───── Data

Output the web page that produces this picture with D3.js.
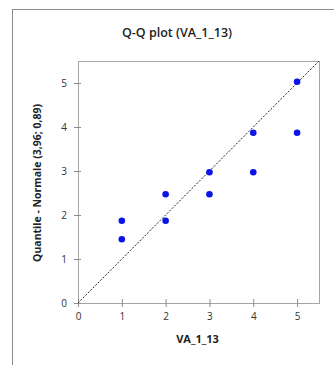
<!DOCTYPE html>
<html>
<head>
<meta charset="utf-8">
<script src="https://cdn.jsdelivr.net/npm/d3@7"></script>
<style>
  body { margin: 0; background: #fff; }
  svg { display: block; }
</style>
</head>
<body>
<script>
// observed values (x) and normal quantiles (y)
var obsValues = [1, 1, 2, 2, 3, 3, 4, 4, 5, 5];
var quantValues = [1.87, 1.45, 2.47, 1.87, 2.97, 2.47, 3.87, 2.97, 5.03, 3.87];
var xTicks = [0, 1, 2, 3, 4, 5];
var yTicks = [0, 1, 2, 3, 4, 5];
var titleText = "Q-Q plot (VA_1_13)";
var xLabel = "VA_1_13";
var yLabel = "Quantile - Normale (3,96; 0,89)";

var width = 334, height = 365;
var margin = {top: 61, right: 15, bottom: 62, left: 78};
var plotW = width - margin.left - margin.right;
var plotH = height - margin.top - margin.bottom;
var font = "'Open Sans', 'Noto Sans', sans-serif";

var svg = d3.select("body").append("svg")
    .attr("width", width)
    .attr("height", height);

// outer frame
svg.append("rect")
    .attr("x", 12.5).attr("y", 9.5)
    .attr("width", 340).attr("height", 380)
    .attr("fill", "none")
    .attr("stroke", "#8c8c8c");

svg.append("text")
    .attr("x", 177).attr("y", 37)
    .attr("text-anchor", "middle")
    .style("font-family", font)
    .style("font-size", "12.5px")
    .style("font-weight", "600")
    .attr("fill", "#222")
    .text(titleText);

var g = svg.append("g")
    .attr("transform", "translate(" + margin.left + "," + margin.top + ")");

var xScale = d3.scaleLinear().domain([0, 5.5]).range([0, plotW]);
var yScale = d3.scaleLinear().domain([0, 5.5]).range([plotH, 0]);

g.append("rect")
    .attr("x", 0.5).attr("y", 0.5)
    .attr("width", plotW).attr("height", plotH)
    .attr("fill", "none")
    .attr("stroke", "#a6a6a6");

var xAxis = g.append("g")
    .attr("transform", "translate(0," + plotH + ")")
    .call(d3.axisBottom(xScale).tickValues(xTicks).tickFormat(d3.format("d")).tickSize(4).tickPadding(6));
var yAxis = g.append("g")
    .call(d3.axisLeft(yScale).tickValues(yTicks).tickFormat(d3.format("d")).tickSize(4).tickPadding(7));

[xAxis, yAxis].forEach(function(ax) {
  ax.select(".domain").remove();
  ax.selectAll(".tick line").attr("stroke", "#8c8c8c");
  ax.selectAll(".tick text")
    .style("font-family", font)
    .style("font-size", "10px")
    .attr("fill", "#333");
});
// ticks cross the axis line
xAxis.selectAll(".tick line").attr("y1", -4).attr("y2", 4);
yAxis.selectAll(".tick line").attr("x1", -4).attr("x2", 3);

// reference diagonal
g.append("line")
    .attr("x1", xScale(0)).attr("y1", yScale(0))
    .attr("x2", xScale(5.5)).attr("y2", yScale(5.5))
    .attr("stroke", "#222")
    .attr("stroke-width", 1)
    .attr("stroke-dasharray", "2,1.5");

g.selectAll("circle.pt")
    .data(obsValues)
    .enter().append("circle")
    .attr("class", "pt")
    .attr("cx", function(d) { return xScale(d); })
    .attr("cy", function(d, i) { return yScale(quantValues[i]); })
    .attr("r", 3.3)
    .attr("fill", "#0a14e6");

svg.append("text")
    .attr("x", margin.left + plotW / 2 - 1).attr("y", 343)
    .attr("text-anchor", "middle")
    .style("font-family", font)
    .style("font-size", "11px")
    .style("font-weight", "bold")
    .attr("fill", "#222")
    .text(xLabel);

svg.append("text")
    .attr("transform", "translate(41," + (margin.top + plotH / 2 + 1) + ") rotate(-90)")
    .attr("text-anchor", "middle")
    .style("font-family", font)
    .style("font-size", "10.5px")
    .style("font-weight", "bold")
    .attr("fill", "#222")
    .text(yLabel);
</script>
</body>
</html>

──────────

- Exercise aim
Set the data above down again exactly as given, with no pictures.

- Finished task
Output the web page that produces this picture with D3.js.
<!DOCTYPE html>
<html>
<head>
<meta charset="utf-8">
<script src="https://cdn.jsdelivr.net/npm/d3@7"></script>
<style>
  body { margin: 0; background: #fff; }
  svg { display: block; }
</style>
</head>
<body>
<script>
// observed values (x) and normal quantiles (y)
var obsValues = [1, 1, 2, 2, 3, 3, 4, 4, 5, 5];
var quantValues = [1.87, 1.45, 2.47, 1.87, 2.97, 2.47, 3.87, 2.97, 5.03, 3.87];
var xTicks = [0, 1, 2, 3, 4, 5];
var yTicks = [0, 1, 2, 3, 4, 5];
var titleText = "Q-Q plot (VA_1_13)";
var xLabel = "VA_1_13";
var yLabel = "Quantile - Normale (3,96; 0,89)";

var width = 334, height = 365;
var margin = {top: 61, right: 15, bottom: 62, left: 78};
var plotW = width - margin.left - margin.right;
var plotH = height - margin.top - margin.bottom;
var font = "'Open Sans', 'Noto Sans', sans-serif";

var svg = d3.select("body").append("svg")
    .attr("width", width)
    .attr("height", height);

// outer frame
svg.append("rect")
    .attr("x", 12.5).attr("y", 9.5)
    .attr("width", 340).attr("height", 380)
    .attr("fill", "none")
    .attr("stroke", "#8c8c8c");

svg.append("text")
    .attr("x", 177).attr("y", 37)
    .attr("text-anchor", "middle")
    .style("font-family", font)
    .style("font-size", "12.5px")
    .style("font-weight", "600")
    .attr("fill", "#222")
    .text(titleText);

var g = svg.append("g")
    .attr("transform", "translate(" + margin.left + "," + margin.top + ")");

var xScale = d3.scaleLinear().domain([0, 5.5]).range([0, plotW]);
var yScale = d3.scaleLinear().domain([0, 5.5]).range([plotH, 0]);

g.append("rect")
    .attr("x", 0.5).attr("y", 0.5)
    .attr("width", plotW).attr("height", plotH)
    .attr("fill", "none")
    .attr("stroke", "#a6a6a6");

var xAxis = g.append("g")
    .attr("transform", "translate(0," + plotH + ")")
    .call(d3.axisBottom(xScale).tickValues(xTicks).tickFormat(d3.format("d")).tickSize(4).tickPadding(6));
var yAxis = g.append("g")
    .call(d3.axisLeft(yScale).tickValues(yTicks).tickFormat(d3.format("d")).tickSize(4).tickPadding(7));

[xAxis, yAxis].forEach(function(ax) {
  ax.select(".domain").remove();
  ax.selectAll(".tick line").attr("stroke", "#8c8c8c");
  ax.selectAll(".tick text")
    .style("font-family", font)
    .style("font-size", "10px")
    .attr("fill", "#333");
});
// ticks cross the axis line
xAxis.selectAll(".tick line").attr("y1", -4).attr("y2", 4);
yAxis.selectAll(".tick line").attr("x1", -4).attr("x2", 3);

// reference diagonal
g.append("line")
    .attr("x1", xScale(0)).attr("y1", yScale(0))
    .attr("x2", xScale(5.5)).attr("y2", yScale(5.5))
    .attr("stroke", "#222")
    .attr("stroke-width", 1)
    .attr("stroke-dasharray", "2,1.5");

g.selectAll("circle.pt")
    .data(obsValues)
    .enter().append("circle")
    .attr("class", "pt")
    .attr("cx", function(d) { return xScale(d); })
    .attr("cy", function(d, i) { return yScale(quantValues[i]); })
    .attr("r", 3.3)
    .attr("fill", "#0a14e6");

svg.append("text")
    .attr("x", margin.left + plotW / 2 - 1).attr("y", 343)
    .attr("text-anchor", "middle")
    .style("font-family", font)
    .style("font-size", "11px")
    .style("font-weight", "bold")
    .attr("fill", "#222")
    .text(xLabel);

svg.append("text")
    .attr("transform", "translate(41," + (margin.top + plotH / 2 + 1) + ") rotate(-90)")
    .attr("text-anchor", "middle")
    .style("font-family", font)
    .style("font-size", "10.5px")
    .style("font-weight", "bold")
    .attr("fill", "#222")
    .text(yLabel);
</script>
</body>
</html>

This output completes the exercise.